Let me just close with an international activity highlighted in the last two days at NSF, the [launch of the Global Research Council]. Dr. Ralph Cicerone and Dr. John Holdren both participated. Because international coordination is so critical, we need to focus on key challenges that face the world with communities that have the resources to support these activities. So, why is it so important? If you look at the most recent data on global R&D funding, last year it was $1.3 trillion. Adjusted for purchasing-power-parity, one-third of that is in North America, mostly in the United States. There's a much smaller amount in Canada. Less than one-third is in the European Union. About a third, but a significantly growing amount, is in Asia. That's the first point. The second point: Last year, for the first time in the history of science funding, the ten Asian countries collectively invested the same amount in R&D as the United States did, according to the National Science Board's Science and Engineering Indicators, about $400 billion. And their investment is growing, compared to our investment.

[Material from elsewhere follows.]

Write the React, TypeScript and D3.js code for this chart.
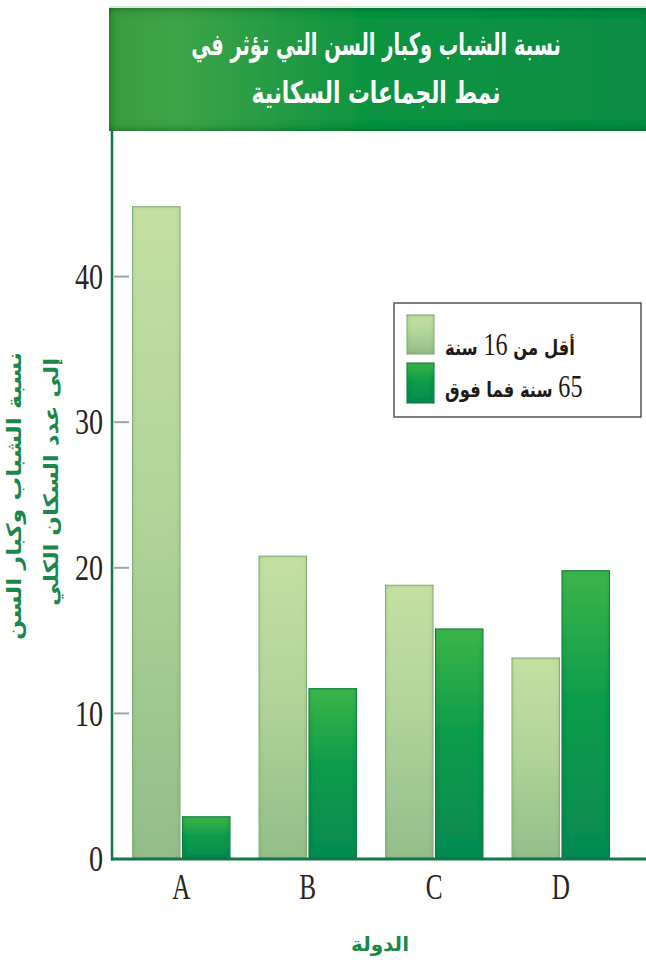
import React from "react";
import * as d3 from "d3";

const categories = ["A", "B", "C", "D"];
const seriesNames = ["under16", "over65"];
const under16 = [44.8, 20.8, 18.8, 13.8];
const over65 = [2.9, 11.7, 15.8, 19.8];
const yTicks = [0, 10, 20, 30, 40];
const titleLines = ["نسبة الشباب وكبار السن التي تؤثر في", "نمط الجماعات السكانية"];
const yTitleLines = ["نسبة الشباب وكبار السن", "إلى عدد السكان الكلي"];
const xTitle = "الدولة";

const W = 646;
const H = 963;
const AXIS_X = 112;
const BASE_Y = 859;
const TOP_Y = 131;

export default function App() {
  const y = d3.scaleLinear().domain([0, 50]).range([BASE_Y, TOP_Y]);
  const x0 = d3
    .scaleBand<string>()
    .domain(categories)
    .range([118, 624])
    .paddingInner(0.23)
    .paddingOuter(0.115);
  const x1 = d3
    .scaleBand<string>()
    .domain(seriesNames)
    .range([0, x0.bandwidth()])
    .paddingInner(0.05);
  const values: Record<string, number[]> = { under16, over65 };
  const fills: Record<string, string> = { under16: "url(#gLight)", over65: "url(#gDark)" };
  const strokes: Record<string, string> = { under16: "#8fbd84", over65: "#0f8544" };

  const serif = "'Liberation Serif', 'Times New Roman', serif";
  const arab = "'DejaVu Sans', sans-serif";
  const titleScales = [0.67, 0.75];
  const yTitleLens = [288, 248];

  return (
    <svg width={W} height={H} style={{ position: "absolute", left: 0, top: 0, background: "#fff" }}>
      <defs>
        <linearGradient id="gLight" x1="0" y1="0" x2="0" y2="1">
          <stop offset="0%" stopColor="#c4e0a2" />
          <stop offset="45%" stopColor="#b2d59a" />
          <stop offset="100%" stopColor="#93bd89" />
        </linearGradient>
        <linearGradient id="gDark" x1="0" y1="0" x2="0" y2="1">
          <stop offset="0%" stopColor="#3cb54a" />
          <stop offset="45%" stopColor="#0e9c4b" />
          <stop offset="100%" stopColor="#058a52" />
        </linearGradient>
        <linearGradient id="gTitle" x1="0" y1="0" x2="1" y2="0">
          <stop offset="0%" stopColor="#3a9c40" />
          <stop offset="12%" stopColor="#3ea447" />
          <stop offset="45%" stopColor="#119441" />
          <stop offset="100%" stopColor="#078c44" />
        </linearGradient>
        <filter id="inset" x="-20%" y="-20%" width="140%" height="140%">
          <feFlood floodColor="#1f5a2a" floodOpacity="0.45" />
          <feComposite in2="SourceAlpha" operator="out" />
          <feGaussianBlur stdDeviation="2" />
          <feComposite in2="SourceAlpha" operator="in" result="sh" />
          <feMerge>
            <feMergeNode in="SourceGraphic" />
            <feMergeNode in="sh" />
          </feMerge>
        </filter>
        <filter id="insetTitle" x="-10%" y="-20%" width="120%" height="140%">
          <feFlood floodColor="#063d18" floodOpacity="0.85" />
          <feComposite in2="SourceAlpha" operator="out" />
          <feGaussianBlur stdDeviation="5" />
          <feComposite in2="SourceAlpha" operator="in" result="sh" />
          <feMerge>
            <feMergeNode in="SourceGraphic" />
            <feMergeNode in="sh" />
          </feMerge>
        </filter>
      </defs>

      {/* title box */}
      <line x1={109} x2={W} y1={7} y2={7} stroke="#cfe3d2" strokeWidth={1.5} />
      <rect x={109} y={8} width={W - 109 + 10} height={TOP_Y - 8} fill="url(#gTitle)" filter="url(#insetTitle)" />
      {titleLines.map((t, i) => (
        <g key={i} transform={`translate(376,${55 + i * 48}) scale(${titleScales[i]},1.05)`}>
          <text
            x={0}
            y={0}
            textAnchor="middle"
            direction="rtl"
            fill="#ffffff"
            fontFamily={arab}
            fontWeight="bold"
            fontSize={29}
          >
            {t}
          </text>
        </g>
      ))}

      {/* bars */}
      {categories.map((c, ci) => (
        <g key={c} transform={`translate(${x0(c)},0)`}>
          {seriesNames.map((s) => {
            const v = values[s][ci];
            return (
              <rect
                key={s}
                x={x1(s)}
                y={y(v)}
                width={x1.bandwidth()}
                height={y(0) - y(v)}
                fill={fills[s]}
                stroke={strokes[s]}
                strokeWidth={1}
                filter="url(#inset)"
              />
            );
          })}
        </g>
      ))}

      {/* axes */}
      <line x1={AXIS_X} x2={AXIS_X} y1={TOP_Y} y2={BASE_Y + 1.5} stroke="#17754a" strokeWidth={2.5} />
      <line x1={AXIS_X - 1} x2={W} y1={BASE_Y} y2={BASE_Y} stroke="#17754a" strokeWidth={3} />

      {yTicks.map((t) => (
        <g key={t}>
          {t > 0 && (
            <line x1={AXIS_X + 2} x2={AXIS_X + 17} y1={y(t)} y2={y(t)} stroke="#a3a3a3" strokeWidth={2} />
          )}
          <g transform={`translate(103,${y(t)}) scale(0.78,1)`}>
            <text
              x={0}
              y={0}
              dy="0.34em"
              textAnchor="end"
              fill="#2a2320"
              fontFamily={serif}
              fontSize={36}
            >
              {t}
            </text>
          </g>
        </g>
      ))}

      {categories.map((c) => (
        <g key={c} transform={`translate(${(x0(c) as number) + x0.bandwidth() / 2},887) scale(0.7,1)`}>
          <text x={0} y={0} dy="0.34em" textAnchor="middle" fill="#2a2320" fontFamily={serif} fontSize={36}>
            {c}
          </text>
        </g>
      ))}

      {/* x title */}
      <text x={380} y={951} textAnchor="middle" direction="rtl" fill="#1b874a" fontFamily={arab} fontWeight="bold" fontSize={20}>
        {xTitle}
      </text>

      {/* y title */}
      {yTitleLines.map((t, i) => (
        <text
          key={i}
          transform={`translate(${21 + i * 37},${352 + i * 6}) rotate(-90)`}
          x={0}
          y={0}
          textAnchor="start"
          direction="rtl"
          fill="#1b874a"
          fontFamily={arab}
          fontWeight="bold"
          fontSize={20}
          textLength={yTitleLens[i]}
          lengthAdjust="spacingAndGlyphs"
        >
          {t}
        </text>
      ))}

      {/* legend */}
      <rect x={394} y={303} width={247} height={114} fill="#fff" stroke="#555" strokeWidth={1.5} />
      <rect x={407} y={315} width={27} height={39} fill="url(#gLight)" stroke="#8fbd84" filter="url(#inset)" />
      <rect x={407} y={363} width={27} height={40} fill="url(#gDark)" stroke="#0f8544" filter="url(#inset)" />
      <g transform="translate(445,0) scale(0.78,1)">
        <text x={0} y={355} textAnchor="end" direction="rtl" fill="#1e1a18">
          <tspan fontFamily={arab} fontWeight="bold" fontSize={21}>أقل من </tspan>
          <tspan fontFamily={serif} fontSize={31}>16</tspan>
          <tspan fontFamily={arab} fontWeight="bold" fontSize={21}> سنة</tspan>
        </text>
        <text x={0} y={397} textAnchor="end" direction="rtl" fill="#1e1a18">
          <tspan fontFamily={serif} fontSize={31}>65</tspan>
          <tspan fontFamily={arab} fontWeight="bold" fontSize={21}> سنة فما فوق</tspan>
        </text>
      </g>
    </svg>
  );
}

The third point relates to future human capital development in science and engineering around the world. If you take the number of college freshmen in the three largest economies--all the 50 states of the United States, all of the European Union, and all of Japan--that sum equals the number of college freshmen last year in China alone. So, when you put all of that together, NSF, as a major science and engineering funding organization, cannot act in isolation. So, we organized, for the first time, the gathering, two days ago at NSF, of 47 heads of science and engineering funding agencies from 47 countries at NSF, and all of them accepted. One of them could not come because of a government restriction at the last minute, and all the rest came at their own expense. This shows an enormous interest on their part, and also, our collective sentiment was that the time for coordination is now. And, the time for action is now. One of the topics that came up repeatedly in the discussion, both formal and informal, was the topic of coordinating activities, whether you call it energy related, environment related, sustainability related, this is at the top of that list.

So, the next Global Research Council activity will take place in Berlin, jointly hosted by Brazil and Germany, and there are a number of countries that have offered to host them in the future. I see that as a potential vehicle for the international science funding community, beyond the United States and Europe, to come together in ways in which we have not done. With that, I would like to thank you for giving me the opportunity to speak here at this important event. Thank you.